Diversity in Publishing: How marginalized people’s stories are silenced in literature

      Diversity in the publishing world isn’t something that a lot of people think about, at least a lot of privileged people who are able to walk into a book store and pick up a novel whose protagonist looks like them.

In 2015, Lee & Low did the first ever Diversity in Publishing Baseline Survey in America. The first ever. Publishing, at least some version of it, has been around since the printing press, yet four years ago was the first time anyone considered doing this sort of big-scale survey with major publishing houses (think Penguin-Random House or Scholastic). This survey was released in 2016, after a year of surveying 34 publishers and 8 review journals.

The results are these. In the publishing world overall, 79 percent of people are white, 78 percent are women (cis-women), 88 percent are straight and 92 percent are non-disabled. In any take, those are overwhelming numbers. Even though women are leading in the workplace, it is often white, cis-gender, upper-class women who could get into the publishing houses.

I know that by this point you’re asking, why does this matter? Why should I look at these results and do anything about it? It matters because books are often a medium that you are exposed to at an early age, yet when you open its pages and find no characters that look or feel like you, or that these characters are some gross stereotype, what makes you want to keep reading? Better yet, what is the point?

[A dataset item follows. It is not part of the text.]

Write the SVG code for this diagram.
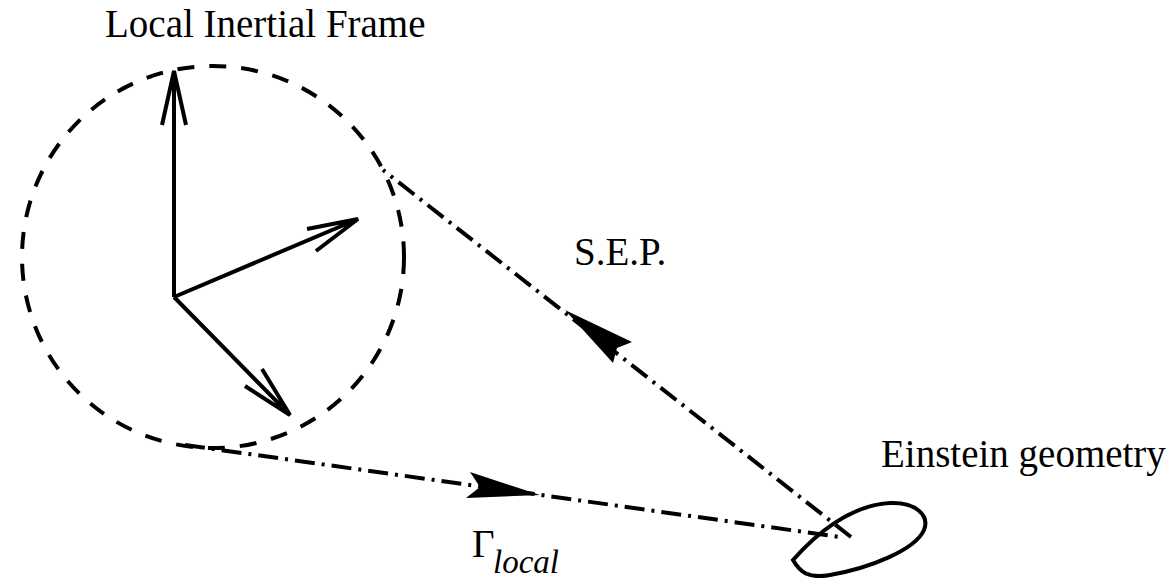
<svg xmlns="http://www.w3.org/2000/svg" width="1174" height="578" viewBox="0 0 1174 578">
<style>
.lbl{font-family:'Liberation Serif','DejaVu Serif','Times New Roman',serif;font-size:39px;fill:#000}
.it{font-style:italic;font-size:33px}
.solid{fill:none;stroke:#000;stroke-width:4;stroke-linecap:butt;stroke-linejoin:miter}
.dash{fill:none;stroke:#000;stroke-width:4;stroke-dasharray:17 15}
.dd{fill:none;stroke:#000;stroke-width:4;stroke-dasharray:20 7 3 7}
.head{fill:#000;stroke:none}
</style>
<rect width="1174" height="578" fill="#fff"/>
<g id="local-frame">
  <circle class="dash" cx="213" cy="257" r="191"/>
  <path class="solid" d="M174,297 L174,71 M162,125 L174,71 L186,125"/>
  <path class="solid" d="M174,297 L358,219 M307,229 L358,219 L316,251"/>
  <path class="solid" d="M174,297 L290,415 M245,386 L290,415 L262,369"/>
  <text class="lbl" x="105" y="37">Local Inertial Frame</text>
</g>
<g id="einstein">
  <path class="solid" d="M793,560 C815,535 850,505 890,503 C915,502 930,515 924,530 C915,550 870,568 830,575 C808,579 800,572 793,560 Z"/>
  <text class="lbl" x="881" y="467">Einstein geometry</text>
</g>
<g id="connectors">
  <path class="dd" d="M851,537 L383,170"/>
  <polygon class="head" points="565,310 632,342 617,348 613,363"/>
  <text class="lbl" x="574" y="265">S.E.P.</text>
  <path class="dd" d="M185,445 L840,537"/>
  <polygon class="head" points="540,495 470,472 480,487 466,498"/>
  <text class="lbl" x="472" y="557">Γ<tspan class="it" x="493" y="573">local</tspan></text>
</g>
</svg>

With the way publishing works, if there aren’t queer, disabled or people of color working in the publishing houses, the manuscripts with characters of any, or many, of these identities could get shoved to the bottom of the pile.

Books and stories are a way to see yourself represented on the page, living a life you aren’t living right now. For many, that isn’t possible. How many fantasy novels have you picked up and read about a disabled protagonist? Science-Fiction? Contemporary? What about people of color? Or queer women? There aren’t many in the popular sphere of books (or from big publishing houses), not one that Barnes and Noble is stocking.

      I think that we have to ask the question if the way we consume media cannot reflect the majority of people, then what is it doing?

In Young Adult and Children’s literature, there has been an influx of different stories being published. There was a lot of hype for Angie Thomas’s The Hate U Give and On the Come Up, something that might not have happened twenty years ago. But we can still see other areas in publishing, like Fiction, falling through and continuously publishing a lot of stories about the same sorts of people.

So how do we buy more books with these protagonists? Look for them. Find smaller publishing companies that exclusively publish women of color and have a staff that is the same. Actively search out books from queer or disabled writers, find books that reflect their protagonists. This is a small start, but supporting authors who otherwise do not get the publicity that the select few with connections due, is a way to begin that process.